Wednesday, May 27, 2015

Yellow School Transportation, Non-Bus Variety

On a Saturday a few weeks back, my boyfriend dropped me off at BART, which I was taking to work to avoid our having two cars when we would meet up afterward. As I approached the turnstiles, a young girl hurried up to me and asked if she could use my phone.

She looked frantic and desperate, and I asked her who she needed to call. She told me she needed to call a taxi to get to Skyline High School.

"I'm taking my SAT exam," she said.

Damn.

"Whoah," I said, "What time does it start?"

"7:45."

It was 7:22.

We rushed over to the attendant's vestibule, where a list of taxi cab numbers was taped to the window. I began calling them one by one. When a voice finally answered and I said I needed a pick up at Fruitvale Station (made infamous by the 2009 murder of Oscar Grant by BART Police officer Johannes Mehserle--check out the movie Fruitvale Station; it's heartbreaking) the man on the other end, sleepy-voiced and flat, said, "I don't have a car in the area."


My own heart started to race as the rest of the numbers rang and rang with no answer.

Finally, as I dialed the last number on the list, the young girl sang out, "there goes a taxi!"

I watched as she hurried across the street to where a cab had just pulled up with another close behind. "Good luck on your exam!" I called after her.

I kept watching as she bent down to talk to the driver. I got the sense this was the first cab she'd ever taken, as she misunderstood the driver's motion backward and scampered over to the taxi parked behind. The first driver got out and called her back, pointing to his own back seat. She hopped in.

I was teary as I watched the taxi pull away. All I kept thinking about was how different her SAT experience must be compared to so many other kids in the area. I imagined well-tutored and test-prepped children tucked into their beds early the night before, awoken at sunrise and given warm, hearty breakfasts, chauffeured over to their respective testing sites with entire spare hours during which they would go over a few extra rounds of vocabulary flash cards, just for good measure.

I thought about the people out there who deny the notion that some are born with distinct advantages, which increase their odds of succeeding at things like school work, college admission, graduation, etc.

I was feeling something akin to pity for her.

By the time I was on the train and headed to work, however, I started to contemplate the idea of "success" in broader strokes. The SAT is not a required test. If it's too much trouble for you to make it happen, you don't have to. But there this young woman (who couldn't have been older than 17 and looked even younger) was, making it happen.

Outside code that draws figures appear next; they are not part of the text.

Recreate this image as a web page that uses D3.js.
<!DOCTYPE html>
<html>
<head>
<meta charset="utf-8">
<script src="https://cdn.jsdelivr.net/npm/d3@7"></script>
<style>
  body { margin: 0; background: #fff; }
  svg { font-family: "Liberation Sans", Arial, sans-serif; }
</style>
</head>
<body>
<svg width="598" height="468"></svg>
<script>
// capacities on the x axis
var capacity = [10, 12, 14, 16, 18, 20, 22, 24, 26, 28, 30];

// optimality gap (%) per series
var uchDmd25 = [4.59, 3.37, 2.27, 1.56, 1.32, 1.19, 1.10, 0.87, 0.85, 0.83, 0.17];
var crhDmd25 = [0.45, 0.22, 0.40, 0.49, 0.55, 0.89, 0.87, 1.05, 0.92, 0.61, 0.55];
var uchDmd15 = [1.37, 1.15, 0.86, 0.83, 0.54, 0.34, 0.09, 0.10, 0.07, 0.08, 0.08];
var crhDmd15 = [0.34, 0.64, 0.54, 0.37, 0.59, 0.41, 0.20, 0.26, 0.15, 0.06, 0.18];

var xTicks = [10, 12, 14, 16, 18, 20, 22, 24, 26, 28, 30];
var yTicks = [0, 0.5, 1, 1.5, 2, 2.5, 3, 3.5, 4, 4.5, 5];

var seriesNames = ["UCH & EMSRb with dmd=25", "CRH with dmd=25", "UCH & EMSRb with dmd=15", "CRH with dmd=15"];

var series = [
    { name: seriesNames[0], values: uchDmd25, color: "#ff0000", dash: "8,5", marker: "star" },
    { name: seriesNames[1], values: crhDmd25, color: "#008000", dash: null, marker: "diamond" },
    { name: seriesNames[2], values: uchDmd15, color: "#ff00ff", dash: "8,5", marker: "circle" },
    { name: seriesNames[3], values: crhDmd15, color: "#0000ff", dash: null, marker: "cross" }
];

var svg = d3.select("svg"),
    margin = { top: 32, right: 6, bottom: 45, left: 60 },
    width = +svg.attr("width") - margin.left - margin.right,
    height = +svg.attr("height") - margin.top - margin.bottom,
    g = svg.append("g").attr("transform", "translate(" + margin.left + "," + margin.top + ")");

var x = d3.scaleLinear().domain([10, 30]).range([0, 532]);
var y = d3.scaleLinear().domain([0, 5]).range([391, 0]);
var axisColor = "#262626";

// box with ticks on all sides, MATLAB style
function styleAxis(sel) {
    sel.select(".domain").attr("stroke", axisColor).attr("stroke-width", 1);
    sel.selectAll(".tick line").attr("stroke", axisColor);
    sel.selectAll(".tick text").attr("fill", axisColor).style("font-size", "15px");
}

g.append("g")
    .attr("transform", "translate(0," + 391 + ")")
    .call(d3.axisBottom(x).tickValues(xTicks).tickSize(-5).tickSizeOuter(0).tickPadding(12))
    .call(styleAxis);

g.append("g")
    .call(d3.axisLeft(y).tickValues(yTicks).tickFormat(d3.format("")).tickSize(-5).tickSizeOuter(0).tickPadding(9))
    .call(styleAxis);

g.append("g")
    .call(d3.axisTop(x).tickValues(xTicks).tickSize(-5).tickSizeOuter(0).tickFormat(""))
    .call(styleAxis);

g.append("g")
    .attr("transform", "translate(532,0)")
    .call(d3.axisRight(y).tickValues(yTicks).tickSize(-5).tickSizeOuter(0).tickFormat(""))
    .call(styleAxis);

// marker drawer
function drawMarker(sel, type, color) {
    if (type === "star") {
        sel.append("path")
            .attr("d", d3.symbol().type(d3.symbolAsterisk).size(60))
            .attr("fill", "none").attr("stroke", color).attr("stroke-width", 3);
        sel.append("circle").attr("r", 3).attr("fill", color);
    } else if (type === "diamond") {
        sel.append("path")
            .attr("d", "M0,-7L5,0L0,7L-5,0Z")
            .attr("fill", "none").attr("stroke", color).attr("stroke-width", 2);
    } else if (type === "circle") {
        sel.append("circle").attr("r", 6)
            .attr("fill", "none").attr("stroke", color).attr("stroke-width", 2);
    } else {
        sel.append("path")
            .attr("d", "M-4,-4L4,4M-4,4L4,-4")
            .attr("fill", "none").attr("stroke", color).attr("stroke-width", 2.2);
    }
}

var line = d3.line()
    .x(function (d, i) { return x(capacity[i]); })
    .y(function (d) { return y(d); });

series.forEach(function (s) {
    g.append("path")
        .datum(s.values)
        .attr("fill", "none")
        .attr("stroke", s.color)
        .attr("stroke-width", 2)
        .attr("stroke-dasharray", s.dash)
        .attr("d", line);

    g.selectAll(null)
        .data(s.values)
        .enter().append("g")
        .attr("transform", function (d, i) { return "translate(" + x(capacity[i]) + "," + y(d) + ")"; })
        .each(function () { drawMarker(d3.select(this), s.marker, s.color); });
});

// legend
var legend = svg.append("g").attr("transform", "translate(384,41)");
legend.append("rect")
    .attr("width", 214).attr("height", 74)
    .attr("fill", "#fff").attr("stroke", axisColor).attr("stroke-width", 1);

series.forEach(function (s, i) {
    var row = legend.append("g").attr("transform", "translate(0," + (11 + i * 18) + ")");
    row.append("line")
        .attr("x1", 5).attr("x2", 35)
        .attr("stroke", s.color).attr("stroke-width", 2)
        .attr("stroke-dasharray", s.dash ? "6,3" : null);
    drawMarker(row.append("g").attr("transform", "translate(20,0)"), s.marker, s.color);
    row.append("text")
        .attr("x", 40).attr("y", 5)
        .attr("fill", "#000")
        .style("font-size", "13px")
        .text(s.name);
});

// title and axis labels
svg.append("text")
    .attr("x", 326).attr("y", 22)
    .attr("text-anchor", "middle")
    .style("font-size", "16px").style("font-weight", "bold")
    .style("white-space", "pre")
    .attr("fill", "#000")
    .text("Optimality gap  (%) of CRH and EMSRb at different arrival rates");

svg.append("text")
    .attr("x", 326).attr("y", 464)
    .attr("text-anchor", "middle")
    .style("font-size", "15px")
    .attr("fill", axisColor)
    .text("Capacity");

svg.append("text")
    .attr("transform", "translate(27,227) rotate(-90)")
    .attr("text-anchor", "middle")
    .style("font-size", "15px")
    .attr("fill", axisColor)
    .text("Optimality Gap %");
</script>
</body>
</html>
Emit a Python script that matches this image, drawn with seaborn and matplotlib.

She had either taken the train or walked to the station with instructions or a plan to call or look out for a taxi, which would get her to where she needed to be. I don't know if public transportation was her usual method of getting from place to place, but that morning it was. Whatever it took to get there, she was going to do it.

I was also thinking about my own assumptions, which caused me to have pity in the first place. It was entirely possible that she was well-tutored and test-prepped and had been awoken early to a warm breakfast. She could be the daughter of wealthy people who, for some strange reason, had sent their daughter off to take a taxi to her SAT. Who knows? The point is that the more time I spent on that train, thinking, the more strongly I was convinced that the young woman I encountered was exactly where she needed to be, doing exactly what she needed to do.

The value of resourcefulness, after all, cannot possibly be overstated.

Maybe her journey had indeed been a rough one...maybe not. But by the time I got to work I was all full of cheers for this girl I had encountered. 'Go ahead, girl,' I thought, and pictured her on her graduation day, fresh-faced and full of dreams and with the experience navigating the so-called real world that would help her make them come to fruition.

As a parent, I struggle all the time with whether or not the help I lend my son is empowering or enabling him. Of course I want to give him everything. But when I think about all the things that helped give me the tools to capably handle my own grown-up life, I see they have a lot to do with what wasn't handed to me...what wasn't made easy for me. It was those things for which I had to reach and work and strive--the things I had to figure out.

I didn't need to worry about that young woman's outcomes. What she deserved was a congratulations and a tip of the hat.

I think she's going to do just fine.